Lexical Cohesion: A Detailed Approach

Lexical Cohesion: A  Detailed Approach 
Compiled by Mohamed Zayed

Halliday and Hasan are two of the prominent linguists who wrote extensively on cohesion within their framework of Systemic Functional Linguistics (SFL). Their approach to cohesion in DA focused on the non-syntactic relations that would make a certain text or a piece of discourse stand together as one unit. These relations were termed reference, ellipsis, substitution, conjunction as well as lexical cohesion. These elements—according to Halliday and Hasan—enable a text or a discourse to develop from a proposition or a clause to another. That is to say, one of the primary interests of the analytical tool of lexical cohesion is to study and investigate the significance of the multiple ties between words in a given discourse.


Hence, lexical cohesion refers to textual devices within a given discourse such as word repetition, the use of synonymy, the use of collocations, etc.
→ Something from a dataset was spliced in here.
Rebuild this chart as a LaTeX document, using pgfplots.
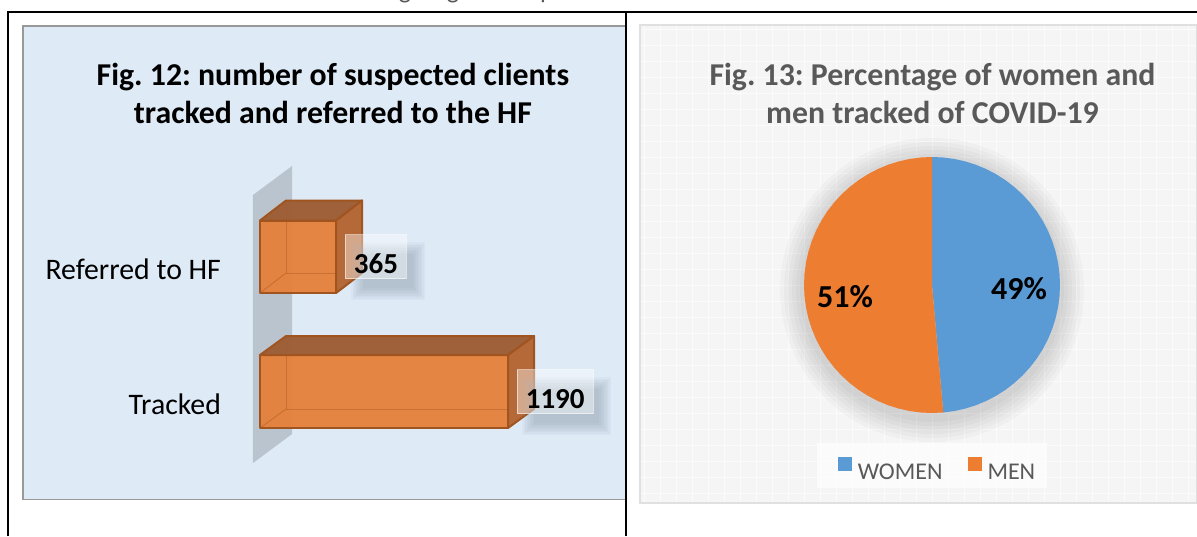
\documentclass[border=0pt]{standalone}
\usepackage{pgfplots}
\usepackage{pgfplotstable}
\usepackage{fontspec}
\setmainfont{Carlito}
\pgfplotsset{compat=1.18}

\definecolor{panelblue}{RGB}{222,234,246}
\definecolor{wallgrey}{RGB}{185,196,207}
\definecolor{barfront}{RGB}{229,129,60}
\definecolor{bartop}{RGB}{157,93,52}
\definecolor{barside}{RGB}{181,105,56}
\definecolor{baredge}{RGB}{160,84,32}
\definecolor{shadowblue}{RGB}{120,135,150}
\definecolor{piegrey}{RGB}{89,89,89}
\definecolor{womenblue}{RGB}{91,155,213}
\definecolor{menorange}{RGB}{237,125,49}

% bars: value, centre of the bar (picture pixels, 0 at the top)
\pgfplotstableread{
value pos
365   256.75
1190  391.5
}\bardata

\tikzset{faceedge/.style={draw=baredge,line width=1pt,line join=round}}

\begin{document}
\frenchspacing
\begin{tikzpicture}
\path[use as bounding box] (0,0) rectangle (598.5pt,268pt);

% Fig. 12
\begin{axis}[
    at={(11.5pt,18.25pt)},anchor=south west,
    scale only axis,width=301.5pt,height=236.75pt,
    xmin=-1137.2,xmax=1756.2,ymin=26,ymax=499.5,
    y dir=reverse,
    axis background/.style={fill=panelblue},
    axis line style={draw=black!40,line width=0.7pt},
    xtick=\empty,
    ytick={269,404},
    yticklabels={Referred to HF,Tracked},
    major tick length=0pt,
    yticklabel style={font=\fontsize{14.9pt}{16pt}\selectfont,xshift=102.5pt},
    title={Fig. 12: number of suspected clients\\tracked and referred to the HF},
    title style={at={(axis cs:350,105)},anchor=center,align=center,yshift=0pt,
        font=\fontsize{15.9pt}{19pt}\selectfont\bfseries},
    /pgf/number format/assume math mode=true,
    /pgf/number format/1000 sep={},
]
% wall
\addplot[fill=wallgrey,draw=none] coordinates {(-33.6,195)(153.6,166)(153.6,434)(-33.6,463)} --cycle;

% front faces
\addplot[xbar,bar width=36.25pt,fill=barfront,fill opacity=0.96,faceedge] table[x=value,y=pos] {\bardata};

% inner edges seen through the bars
\addplot[draw=baredge,draw opacity=0.4,line width=0.5pt] coordinates {(125,200.5)(125,273)(490,273)};
\addplot[draw=baredge,draw opacity=0.4,line width=0.5pt] coordinates {(0,293)(125,273)};
\addplot[draw=baredge,draw opacity=0.4,line width=0.5pt] coordinates {(125,336)(125,409)(1315,409)};
\addplot[draw=baredge,draw opacity=0.4,line width=0.5pt] coordinates {(0,428)(125,409)};

% top and side faces
\addplot[fill=bartop,fill opacity=0.97,faceedge] coordinates {(0,220.5)(365,220.5)(490,200.5)(125,200.5)} --cycle;
\addplot[fill=barside,faceedge] coordinates {(365,220.5)(490,200.5)(490,273)(365,293)} --cycle;
\addplot[fill=bartop,fill opacity=0.97,faceedge] coordinates {(0,355)(1190,355)(1315,336)(125,336)} --cycle;
\addplot[fill=barside,faceedge] coordinates {(1190,355)(1315,336)(1315,409)(1190,428)} --cycle;

% label shadows
\pgfplotsinvokeforeach{0,1,2,3,4,5,6,7,8}{
    \fill[shadowblue,opacity=0.05]
        (axis cs:{(351+#1*1.5-260)/0.2084},{242+#1*1.5}) rectangle (axis cs:{(425-#1*1.5-260)/0.2084},{300-#1*1.5});
    \fill[shadowblue,opacity=0.05]
        (axis cs:{(522+#1*1.5-260)/0.2084},{377+#1*1.5}) rectangle (axis cs:{(611-#1*1.5-260)/0.2084},{435-#1*1.5});
}

% labels
\addplot[draw=none,point meta=x,
    nodes near coords={\pgfmathprintnumber{\pgfplotspointmeta}},
    nodes near coords style={anchor=west,xshift=4.5pt,text=black,
        font=\fontsize{14.5pt}{16pt}\selectfont\bfseries,
        fill=white,fill opacity=0.42,draw=white,draw opacity=0.55,text opacity=1,
        inner xsep=4.2pt,inner ysep=0pt,text height=19.5pt,text depth=2.5pt}]
    table[x=value,y=pos] {\bardata};
\end{axis}

% Fig. 13
\begin{axis}[
    at={(320pt,16.5pt)},anchor=south west,
    scale only axis,width=278.5pt,height=239pt,
    xmin=-292,xmax=265,ymin=-218,ymax=260,
    axis background/.style={fill=black!4},
    axis line style={draw=black!12,line width=0.8pt},
    grid=major,
    grid style={black!1.5,line width=0.4pt},
    xtick distance=16,ytick distance=16,
    xticklabel=\empty,yticklabel=\empty,
    major tick length=0pt,
    title={Fig. 13: Percentage of women and\\men tracked of COVID-19},
    title style={at={(axis cs:0.5,180)},anchor=center,align=center,text=piegrey,
        font=\fontsize{15.9pt}{19pt}\selectfont\bfseries},
    legend columns=2,
    legend style={at={(axis cs:6.5,-186.5)},anchor=center,draw=none,
        fill=none,text=piegrey,
        font=\fontsize{12pt}{14pt}\selectfont,
        /tikz/every even column/.append style={column sep=10.5pt}},
    legend image code/.code={\fill[#1] (0pt,1pt) rectangle (7pt,8pt);\path (8pt,1pt);},
]
% pie shadow
\pgfplotsinvokeforeach{132,136,140,144,148,152}{
    \fill[black,opacity=0.022] (axis cs:0,-5) circle[radius=#1*0.5pt];
}
% legend box
\fill[white,opacity=0.65] (axis cs:-115,-158) rectangle (axis cs:115,-203);

\addplot[fill=womenblue,draw=none,data cs=polar] coordinates {
    (0,0)(90,128)(85,128)(80,128)(75,128)(70,128)(65,128)(60,128)(55,128)(50,128)
    (45,128)(40,128)(35,128)(30,128)(25,128)(20,128)(15,128)(10,128)(5,128)(0,128)
    (-5,128)(-10,128)(-15,128)(-20,128)(-25,128)(-30,128)(-35,128)(-40,128)(-45,128)
    (-50,128)(-55,128)(-60,128)(-65,128)(-70,128)(-75,128)(-80,128)(-84.96,128)
} --cycle;
\addlegendentry{WOMEN}

\addplot[fill=menorange,draw=none,data cs=polar] coordinates {
    (0,0)(-84.96,128)(-90,128)(-95,128)(-100,128)(-105,128)(-110,128)(-115,128)(-120,128)
    (-125,128)(-130,128)(-135,128)(-140,128)(-145,128)(-150,128)(-155,128)(-160,128)
    (-165,128)(-170,128)(-175,128)(-180,128)(-185,128)(-190,128)(-195,128)(-200,128)
    (-205,128)(-210,128)(-215,128)(-220,128)(-225,128)(-230,128)(-235,128)(-240,128)
    (-245,128)(-250,128)(-255,128)(-260,128)(-265,128)(-270,128)
} --cycle;
\addlegendentry{MEN}

% slice labels
\addplot[draw=none,forget plot,point meta=explicit symbolic,
    nodes near coords,
    nodes near coords style={anchor=center,text=black,
        font=\fontsize{16pt}{18pt}\selectfont\bfseries}]
    coordinates {(87,-4)[49\%] (-87,-12)[51\%]};
\end{axis}

% page frame and cut-off line of text above it
\draw[black,line width=1.2pt] (4pt,0pt) -- (4pt,262pt) -- (598.5pt,262pt);
\draw[black,line width=1.2pt] (313pt,0pt) -- (313pt,262pt);
\node[anchor=base,inner sep=0pt,text=black!65,font=\fontsize{13pt}{15pt}\selectfont] at (202.5pt,268.7pt) {g};
\node[anchor=base,inner sep=0pt,text=black!65,font=\fontsize{13pt}{15pt}\selectfont] at (226.5pt,268.7pt) {g};
\node[anchor=base,inner sep=0pt,text=black!65,font=\fontsize{13pt}{15pt}\selectfont] at (273.5pt,268.7pt) {p};
\end{tikzpicture}
\end{document}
According to Halliday, cohesion is a concept referring to surface-structure (textual) features of a certain utterance or a text which can link different or larger units of discourse.
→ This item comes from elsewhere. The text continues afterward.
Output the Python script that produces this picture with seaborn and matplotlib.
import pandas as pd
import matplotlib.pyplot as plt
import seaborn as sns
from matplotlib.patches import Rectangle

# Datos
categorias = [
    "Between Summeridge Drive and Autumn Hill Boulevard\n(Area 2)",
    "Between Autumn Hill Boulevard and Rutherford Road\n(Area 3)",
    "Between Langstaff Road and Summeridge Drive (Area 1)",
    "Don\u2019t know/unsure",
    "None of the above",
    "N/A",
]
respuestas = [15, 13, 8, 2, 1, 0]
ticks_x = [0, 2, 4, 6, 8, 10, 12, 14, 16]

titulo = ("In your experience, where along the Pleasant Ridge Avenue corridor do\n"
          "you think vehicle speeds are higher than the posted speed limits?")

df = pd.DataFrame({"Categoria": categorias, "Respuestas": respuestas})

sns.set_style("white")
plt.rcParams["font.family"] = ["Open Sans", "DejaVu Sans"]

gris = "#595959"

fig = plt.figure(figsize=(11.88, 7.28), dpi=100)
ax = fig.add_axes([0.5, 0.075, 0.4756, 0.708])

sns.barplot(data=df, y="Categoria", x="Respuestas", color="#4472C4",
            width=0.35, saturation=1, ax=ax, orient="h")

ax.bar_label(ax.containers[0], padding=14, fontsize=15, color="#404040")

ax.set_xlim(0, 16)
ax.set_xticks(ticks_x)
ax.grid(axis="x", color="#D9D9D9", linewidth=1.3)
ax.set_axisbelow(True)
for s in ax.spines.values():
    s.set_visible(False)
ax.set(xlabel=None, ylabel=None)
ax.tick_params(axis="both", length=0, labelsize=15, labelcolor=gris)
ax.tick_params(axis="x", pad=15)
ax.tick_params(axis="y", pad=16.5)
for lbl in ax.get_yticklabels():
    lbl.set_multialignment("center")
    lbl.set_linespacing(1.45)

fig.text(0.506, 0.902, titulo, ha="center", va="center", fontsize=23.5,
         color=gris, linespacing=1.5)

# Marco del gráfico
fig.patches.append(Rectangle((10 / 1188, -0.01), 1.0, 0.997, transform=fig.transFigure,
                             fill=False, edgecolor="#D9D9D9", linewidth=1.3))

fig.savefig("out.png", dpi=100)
Halliday and Hasan identify two types of lexical cohesion: reiteration and collocation.

Reiteration includes repetition, synonymy (‘meaning of X = meaning of Y,’ e.g., stop and cease), hyponymy (‘X is a kind of Y,’ e.g., a car is kind of vehicle), meronymy (‘X is a part of Y,’.e.g., a steering wheel is a part of car), and antonymy (‘meaning of X meaning of Y,’ e.g., hot and cold). Collocation, on the other hand, involves regularly co-occurring words in a given context (e.g., if the topic is about movies, then one might expect the text to contain words commonly associated with that topic like ‘actor,’ ‘star,’ ‘director,’ ‘producer,’ ‘script,’ ‘sound track,’ etc.). (Webster, 23)

Halliday further explains his lexical cohesion as follows:

While conjunction, reference and substitution and ellipsis are cohesive resources within the grammatical zone of lexicogrammar, lexical cohesion operates within the lexis and is achieved through the choice of lexical items. Two major motifs are established in this text. The first is fish (often presumed by mine, which means ‘my one i.e. ‘my fish) plus an evaluative term from the set beautifully, lovely, (cold,) sensational, alright, terrific cold being interpretable as a negative evaluation in the local discourse environment. The lexical item fish is also related to salmon; and these combine in turn with terms for modes of preparation, viz. cook and smoke. The second motif is not as central to the conversation, but it still plays an important role in the creation of cohesion. It consists of pan plus a term for manipulating the pan, first grab and then wash. (Halliday, 535)

The most direct form of lexical cohesion is the repetition of a lexical item; for example, bear in:

Algy met a bear. The bear was bulgy. (Halliday, 571)


References:

  • ·        Halliday, M.A.K. 2004: An Introduction to Functional Grammar. London: Hodder Arnold.

  • ·  Webster, Jonathan. 2015: Understanding Verbal Art, A Functional Linguistic Approach. Springer-Verlag Berlin Heidelberg.